Top-Box counts only the "Very Satisfied" respondents - your most enthusiastic group. Top-2-Box counts "Satisfied" and "Very Satisfied" together - this is the standard CSAT figure most HR reports cite. Average Score is the mathematical mean of all ratings. Top-2-Box is usually the most useful single metric because it captures the full satisfied cohort without being dragged down by the middle responses.
What's the difference between employee satisfaction score, engagement index, and eNPS?
Satisfaction score: one question, measures contentment. eNPS: one "recommend" question, measures advocacy (% Promoters minus % Detractors). Engagement Index: multiple dimensions (satisfaction, manager support, growth, recognition, etc.) combined into one composite score. Use satisfaction for frequent pulse checks; engagement index for deeper quarterly analysis; eNPS for benchmarking against industry.
What's a good employee satisfaction score?
As a general reference: below 40% is low and warrants immediate attention; 40-60% is below average; 60-80% is good; 80%+ is excellent. These are general guideposts, not industry-audited standards. What matters most is your trend over time and how your score compares with your own previous periods.
How many respondents do I need for a reliable score?
Fewer than 10 responses should be treated as directional only - do not make major decisions from such a small sample. 10-30 respondents is useful for a small team's internal tracking. 30+ responses begins to be reliable for trend monitoring. Always display the respondent count alongside the score.
What is Net Satisfaction Score?
Net Satisfaction Score = Top-2-Box % minus Bottom-2-Box %. It shows the net balance of satisfied employees over dissatisfied ones. A positive score means more satisfied than dissatisfied; a negative score is a warning sign. A score near 0 means roughly equal numbers are satisfied and dissatisfied.
Can I use a different rating scale (like 1-10) instead of 1-5?
This calculator is designed specifically for a 1-5 scale. If you have a 1-10 scale, you can use Quick Average mode and enter the rescaled average (divide your 1-10 average by 2 to convert it to a 1-5 equivalent). For proper Top-Box/Top-2-Box analysis on a 1-10 scale, use your survey platform's built-in reporting.
How often should I measure employee satisfaction?
A monthly pulse survey (one question, 2 minutes) is ideal for tracking trends in real time.

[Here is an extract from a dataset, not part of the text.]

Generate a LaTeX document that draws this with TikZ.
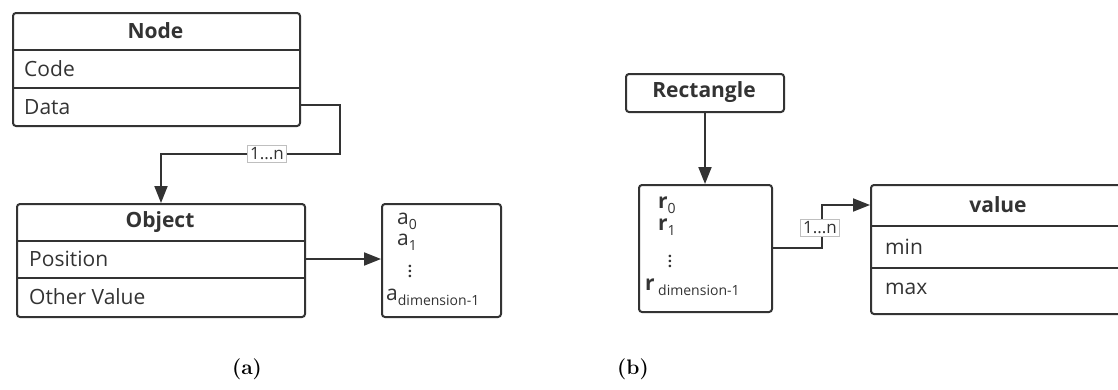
\documentclass[tikz,border=0pt]{standalone}
\usepackage{fontspec}
\setsansfont{Open Sans}
\usetikzlibrary{arrows.meta}
\definecolor{ln}{HTML}{333333}
\newcommand\sbs[1]{\raisebox{-0.45ex}{\fontsize{14}{16}\selectfont #1}}
\newcommand\mydots{\vbox{\baselineskip5pt\lineskiplimit0pt\hbox{.}\hbox{.}\hbox{.}}}
\begin{document}
\begin{tikzpicture}[x=1pt,y=-1pt,
  box/.style={draw=ln, line width=2pt, rounded corners=3pt, inner sep=0pt, anchor=north west},
  row/.style={anchor=west, inner sep=0pt, font=\sffamily\fontsize{21}{24}\selectfont, text=ln},
  ttl/.style={inner sep=0pt, font=\sffamily\fontsize{21}{24}\selectfont\bfseries, text=ln},
  dots/.style={inner sep=0pt, font=\sffamily\bfseries\fontsize{15}{15}\selectfont, text=ln},
  conn/.style={draw=ln, line width=2pt},
  arr/.style={conn, -{Triangle[length=17pt,width=13pt]}},
  mult/.style={draw=black!25, fill=white, line width=0.6pt, inner sep=2.5pt, font=\sffamily\fontsize{17}{19}\selectfont, text=ln},
  subcap/.style={font=\rmfamily\bfseries\fontsize{21}{24}\selectfont, text=black}
]
\useasboundingbox (0,0) rectangle (1118,389);
\clip (0,0) rectangle (1118,389);

% ---------- (a) ----------
\node[box, minimum width=287pt, minimum height=113pt] (nodebox) at (12,12) {};
\draw[conn] (12,50) -- (299,50);
\draw[conn] (12,88) -- (299,88);
\node[ttl] (nodet) at (155.5,31) {Node};
\node[row] (code) at (24,69) {Code};
\node[row] (data) at (24,107) {Data};

\node[box, minimum width=288pt, minimum height=113pt] (objbox) at (16,203) {};
\draw[conn] (16,241) -- (304,241);
\draw[conn] (16,278) -- (304,278);
\node[ttl] (objt) at (160,222) {Object};
\node[row] (pos) at (29,259) {Position};
\node[row] (other) at (29,297) {Other Value};

\node[box, minimum width=119pt, minimum height=113pt] (abox) at (381,203) {};
\node[row] (a0) at (397,221) {a\sbs{0}};
\node[row] (a1) at (397,242) {a\sbs{1}};
\node[dots] (adots) at (410,271) {\mydots};
\node[row] (an) at (386,297) {a\sbs{dimension-1}};

\draw[arr] (nodebox.east |- 0,105) -- ++(39,0) -- ++(0,49) -| (objbox.north);
\node[mult] (m1) at (267,154) {1...n};
\draw[arr] (objbox.east |- 0,259) -- (abox.west |- 0,259);

\node[subcap] (capa) at (247,369) {(a)};

% ---------- (b) ----------
\node[box, minimum width=158pt, minimum height=38pt] (rect) at (625,73) {};
\node[ttl] (rectt) at (704,92) {Rectangle};

\node[box, minimum width=133pt, minimum height=127pt] (rbox) at (638,184) {};
\node[row] (r0) at (658,205) {\textbf{r}\sbs{0}};
\node[row] (r1) at (658,227) {\textbf{r}\sbs{1}};
\node[dots] (rdots) at (670,261) {\mydots};
\node[row] (rn) at (645,287) {\textbf{r}\,\sbs{dimension-1}};

\node[box, minimum width=262pt, minimum height=129pt] (valbox) at (870,184) {};
\draw[conn] (870,226) -- (1132,226);
\draw[conn] (870,268) -- (1132,268);
\node[ttl] (valt) at (998,205) {value};
\node[row] (vmin) at (885,247) {min};
\node[row] (vmax) at (885,289) {max};

\draw[arr] (rect.south) -- (rect.south |- rbox.north);
\draw[arr] (rbox.east |- 0,248) -- ++(49,0) |- (valbox.west |- valt);
\node[mult] (m2) at (820,227.5) {1...n};

\node[subcap] (capb) at (633,369) {(b)};
\end{tikzpicture}
\end{document}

A quarterly formal survey (slightly longer) works well for identifying patterns and presenting to leadership. Annual surveys are now considered too infrequent - problems can compound for 12 months before they are spotted. Aim for at least quarterly measurement.
Does this calculator store or see my survey data?
No. All calculations run entirely in your browser. Nothing you enter is sent to our servers, stored in a database, or used for any purpose. The only local storage used is an optional cache in your browser's localStorage to restore your last inputs on your next visit - this data never leaves your device.
Is this calculator free?
Yes - completely free. No signup, no email required, no credit card, no trial period. SmallHRTools is built to give small business HR teams access to professional-grade tools without enterprise price tags.
Can I use this for a single team or department?
Yes. You can use it for a single team of 5 people or a department of 500. Just enter the response counts for the group you want to analyse. Many managers run this on a per-team basis monthly and track satisfaction trends for their specific group, separate from company-wide surveys.